İYİ Party has been shaken by a series of resignations in recent days. The wave of resignations that started after May elections has increased in intensity in recent days. Both local organizations and leading figures are leaving the party one by one.
On November 10, former MP Durmuş Yılmaz (also former head of Central Bank) announced his resignation. In the note he sent to the party, Yılmaz stated that the party’s place in the political spectrum was unclear and that it was contaminated before it even came to power.
On the same day, Bahadır Erdem joined the resignation caravan. İYİ Party General Administrative Board Member Erdem emphasized that he found it wrong to end the opposition alliance which defeated AKP-MHP in 2019 local elections. He pointed out the importance of Istanbul and Ankara municipalities remaining in opposition hands for İYİ Party voters. He also praised Ekrem İmamoğlu (Istanbul mayor, CHP) and Mansur Yavaş (Ankara mayor, CHP) for their performances.
It was Adnan Beker’s turn to resign on November 16. Beker, who was elected as a deputy from the İYİ Party for the second time in the last election, did not satisfactorily answer the question of why he resigned. A remarkable development took place on the day Beker resigned. A polling company called people, including journalists to ask: “Would you like to see İYİ Party’s Adnan Beker as the Ankara Metropolitan Municipality candidate?”. Whether Beker has such aspirations will soon become clear. Rumor has it that Beker may join the AKP, just like İsmail Ok and İdris Nebi Hatipoğlu, former IYI Party members of the parliament.
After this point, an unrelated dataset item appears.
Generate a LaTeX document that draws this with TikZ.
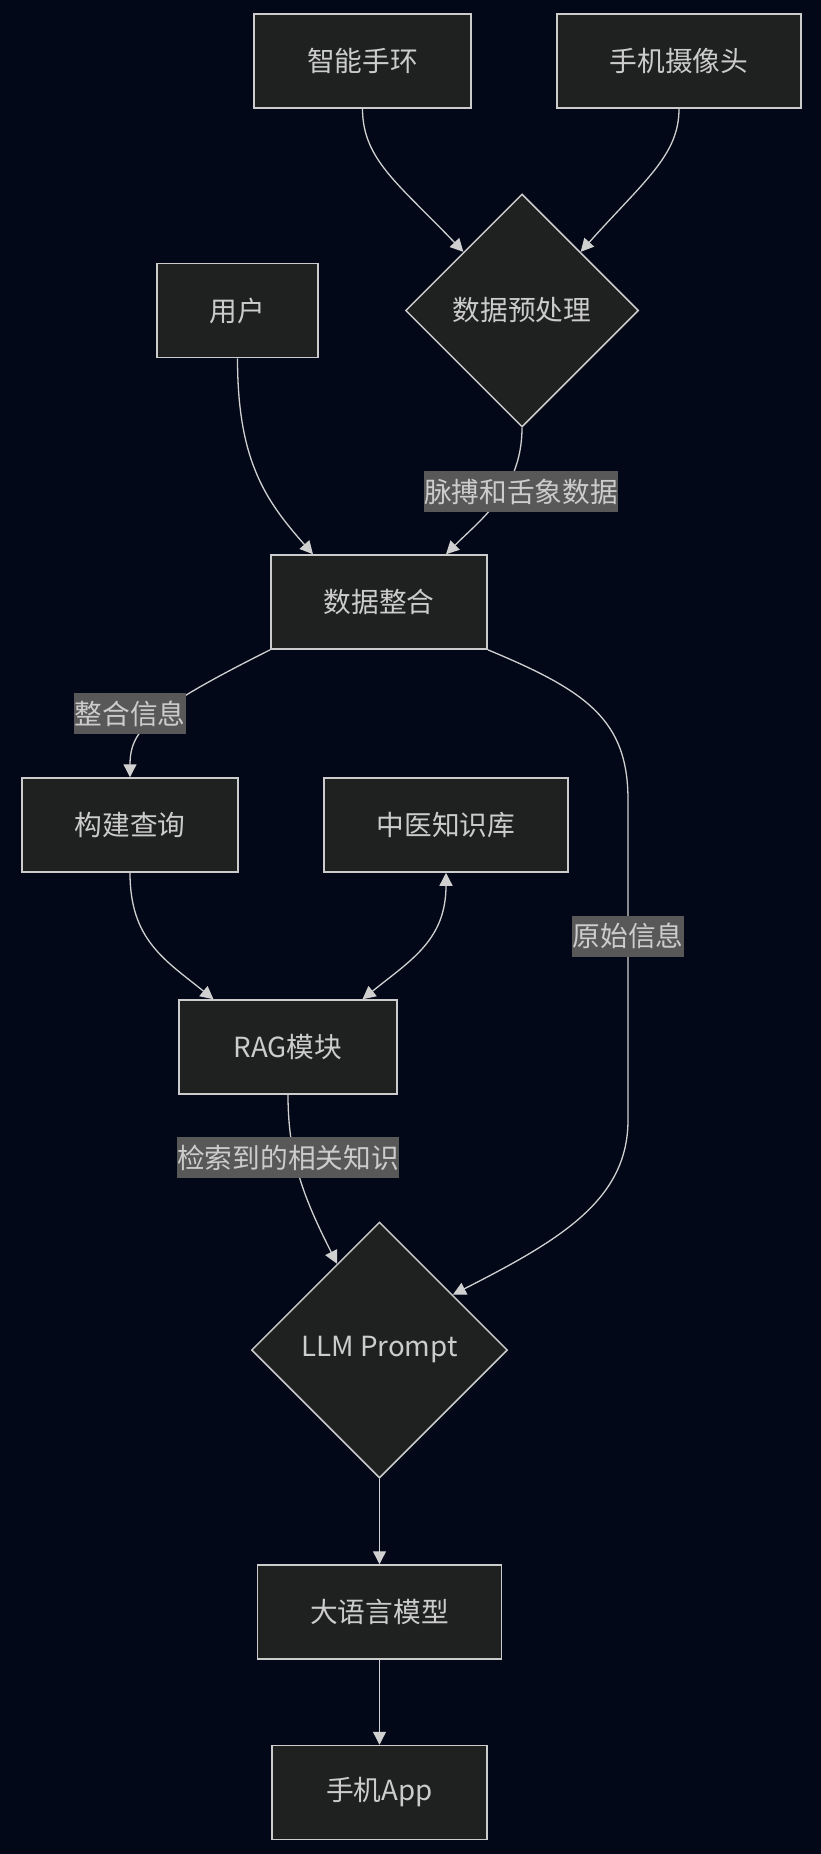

Along with Beker came the resignation of İYİ Party Health Policies Vice President Aylin Anıl Arslan. Arslan also criticized the political line followed by the party after the general elections. She stated her decision to resign was in protest of the current no-alliance policy which bolsters the governing parties’ chances of winning mayoral elections.
Ankara insiders claim that resignations will continue in İYİ Party. The names of Ümit Dikbayır, Uğur Poyraz and Seyithan İzsiz are mentioned behind the scenes among the MPs who will resign. There are also some allegations of corruption. In addition İYİ Party Istanbul Deputy Salim Ensarioğlu, in his post on social media, pointed out that his party has moved away from center-right policies, adding that he was disturbed by the situation. So Ensarioğlu’s resignation will not be a surprise.
The consecutive resignations are a reflection of the identity crisis experienced by the İYİ Party, which entered the political scene 6 years ago. Resignees claim that İYİ Party, which was founded by the dissidents in MHP who objected to the party’s support for Erdogan in 2017 referendum where the presidential system was voted. There is pervasive sense that the party is moving away from its founding principles.
The party is now entering a phase where it will have difficulty consolidating its urban and secular nationalist base, which is opposed to the AKP and generally lives in the coastal regions of the country.
Although there is no measurement of this yet, the reasons put forward by those who resigned from the party are a reflection of the discomfort caused by political meandering. The underlying reason for most of the resignations is that the İYİ Party, which set out with the aim of making Erdoğan lose, and sought votes from the voters to achieve this in the last elections, appears to follow a route that will strengthen the government’s chances of winning in 2024 ballot.
İYİ Party has entered two general elections so far. In both the party failed to make the big leap it was expected of it. The 9.96 percent of votes received in 2018 was followed by 9.69 percent in the 2023 elections. IYI Party was unable to reduce MHP’s vote share below 10 percent in 2018. A below-the-consensus 43 seats were won in the first election and 44 in the second election. Failure to defeat Erdoğan in the Presidential elections in May also thwarted the İYİ Party’s plans to be effective in civil service.
Akşener is now trying to convince the party cadres that no more votes are to be had by the alliance with CHP. Instead, keeping her distance from the CHP and opposing the opposition may be the new growth area.
If İYİ Party wants to grow, it must get votes from the opposite neighborhood. Akşener saw that this option would not be open to her and her party as long as she acted jointly with the CHP, which was assigned the role of “enemy” in Erdoğan’s polarizing political concept.
The problem is that putting distance between IYIP and CHP may not suffice to gain conservative votes, while alienating the centrist-secularist base in coastal cities.